What makes some work environments more successful than others? Any manager would love to find the magic ingredient that makes team members work harder, smarter, and more effectively. Well, according to a new study, kindness might be the key.
Researchers from the consulting firm Great Place to Work analyzed several hundred small- and medium- sized companies, and more than 52,000 employee surveys, in order to create the 2016 Best Small and Medium Workplaces lists for partner Fortune. Along the way, they also gained a better understanding of the factors that boost performance and revenue. Through analysis of responses to the 58 questions on The Great Place to Work Trust Index Employee Survey, researchers identified these workplaces and the characteristics that help some stand out. Let’s take a closer look at some of the key takeaways from this research.
A caring environment is linked to above-average revenue growth.
Researchers sought to determine the strongest drivers of revenue performance by analyzing the relative impact of the 58 questions from the survey. Once the analysis was complete, two factors stood out.
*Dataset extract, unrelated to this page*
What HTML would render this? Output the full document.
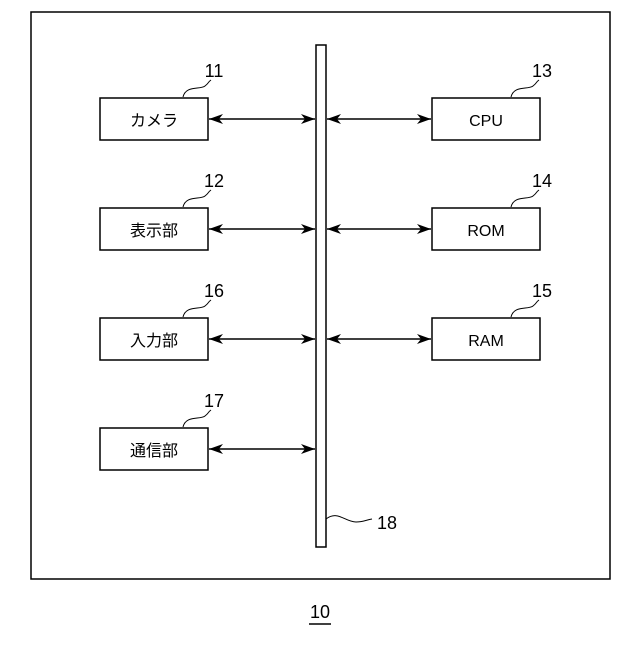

The statements “people care about each other” and “management hires people who fit in well here” were directly tied to above-average revenue growth. When workers feel supported and cared for within their workplace community, they shine.
Newcomers can have a big impact.
Hiring like-minded folks seemed to be an essential factor in environments that support above-average performance. This was evidenced by the high ranking of the “management hires people who fit in well here” factor. It goes to show that difficult coworkers can upset a strong and successful team. Managers should be conscious of this when selecting new hires. Workers should also be mindful of the importance of this and work hard to integrate new team members into an already strong group.
These findings are supported by other research as well.
Other studies have come to similar conclusions. A caring community (or lack thereof) plays an important role in productivity. A recent study by Google found that “psychological safety” or, how comfortable people feel sharing their thoughts and opinions, has a tremendous impact on performance. Similarly, recent research has found that energy and engagement are a predictor of how long workers stay with their company.
It’s important that both staff and managers understand the ways in which the bottom line depends on workers’ connections to their jobs, their workplaces, and their coworkers. Investing time and energy into strengthening these elements will likely pay off for everyone.